Seminarbericht
In den letzten Jahren zeigte sich, dass die extrem gute Kontrollierbarkeit von Parametern ultrakalter Quantengase nicht nur für die aktuelle Grundlagenforschung von wachsendem Interesse ist, sondern zunehmend auch zu verschiedenen Anwendungen im Bereich der Quantentechnologie führt. Davon konnten sich die 85 Teilnehmenden dieses Seminars überzeugen, das dank tatkräftiger organisatorischer Unterstützung der WE-Heraeus-Stiftung vom 24. bis 28. Juni 2024 im Physikzentrum in Bad Honnef stattfand. Das Programm bestand aus 25 eingeladenen Vorträgen internationaler Experten, 6 Präsentationen engagierter Nachwuchswissenschaftler sowie mehr als 50 Postern. Die Vorträge, die Pausen, die gemeinsamen Mahlzeiten, eine Wanderung und die Übertragung von Fußball-EM-Spielen im Hörsaal boten viele Gelegenheiten zu regen Diskussionen.
Ein Schwerpunkt des Seminars bestand darin, Fortschritte der Quantensensorik anhand konkreter Beispiele zu beleuchten. Hierzu nutzt man Quantenverschränkung und gequetschte Quantenzustände aus, um Messungen physikalischer Parameter mit einer höheren Präzision durchzuführen, als dies in einem klassischen Rahmen möglich ist. Damit lassen sich genaue Sensoren für elektrische, magnetische und Gravitationsfelder sowie Rotation und Beschleunigung herstellen. Dies ist z.B. relevant in der Medizintechnik, der Navigation sowie der Überwachung von Öl-, Gas- und Wasservorkommen. Außerdem wurde diskutiert, inwieweit Quantensimulatoren mit verdünnten Quantengasen ein anderes physikalisches System nachahmen können. So lässt sich z.B. die explosionsartige Ausbreitung von Waldfeuern oder von Viren im Rahmen einer Pandemie mit Hilfe von Rydberg-Atomen studieren und so ein tieferes Verständnis von selbstorganisierter Kritikalität gewinnen.

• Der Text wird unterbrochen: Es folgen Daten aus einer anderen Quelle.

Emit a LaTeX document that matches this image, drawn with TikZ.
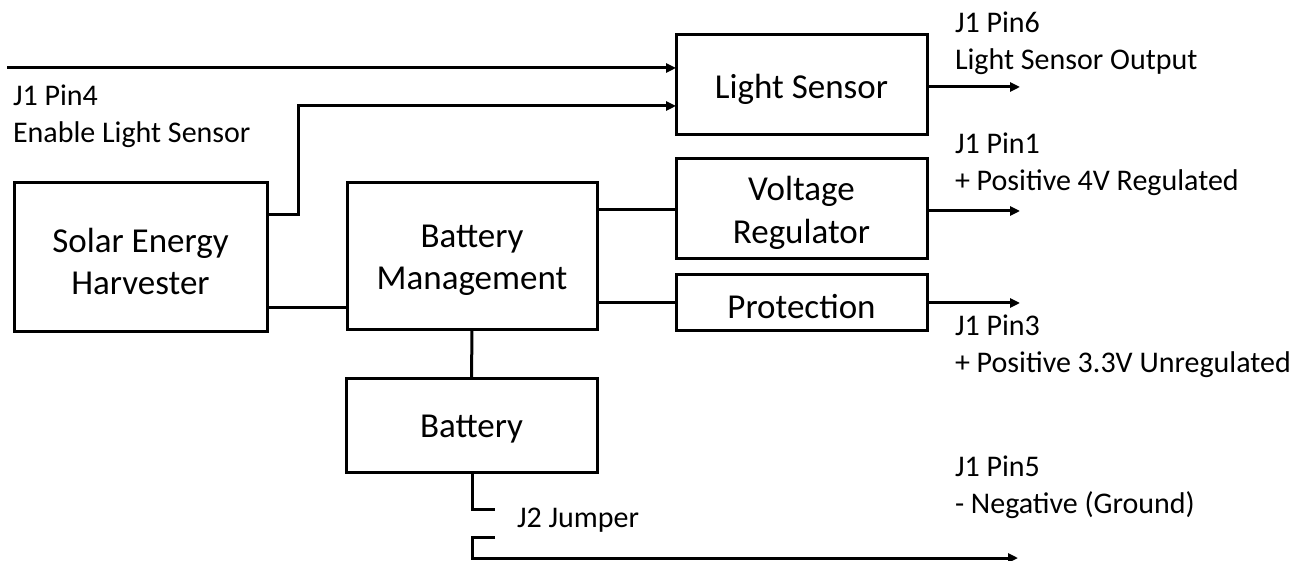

Ein anderer Schwerpunkt des Seminars bestand darin, Fortschritte bei der Grundlagenforschung ultrakalter Quantengase zu diskutieren. So bilden planare Anordnungen von Atomen Spiegel minimaler Dicke und führen zu neuartigen quantenoptischen Vielteilchensystemen, in denen Licht starke Wechselwirkungen zwischen den Atomen vermittelt. Ferner wurde ein neuartiges Quantengas-Mikroskop vorgestellt, mit dem sich fermionische Atome nicht wie bisher im Gitter, sondern nun auch im räumlichen Kontinuum beobachten lassen. Außerdem ermöglichen ähnliche Antennen, wie man sie kommerziell für die Drohnensteuerung kaufen kann, eine Mikrowellenabschirmung, mit der sich inelastische Streuprozesse zwischen Molekülen vermeiden lassen. Dadurch gelang es 16 Jahre nach der Erzeugung von heteronuklearen Molekülen im rovibratorischen Grundzustand, erstmalig ein Bose-Einstein-Kondensat dipolarer Moleküle herzustellen. Außerdem gab der Abendvortrag von Masahito Ueda einen faszinierenden Überblick über das junge, aufstrebende Gebiet offen-dissipativer Quantensysteme.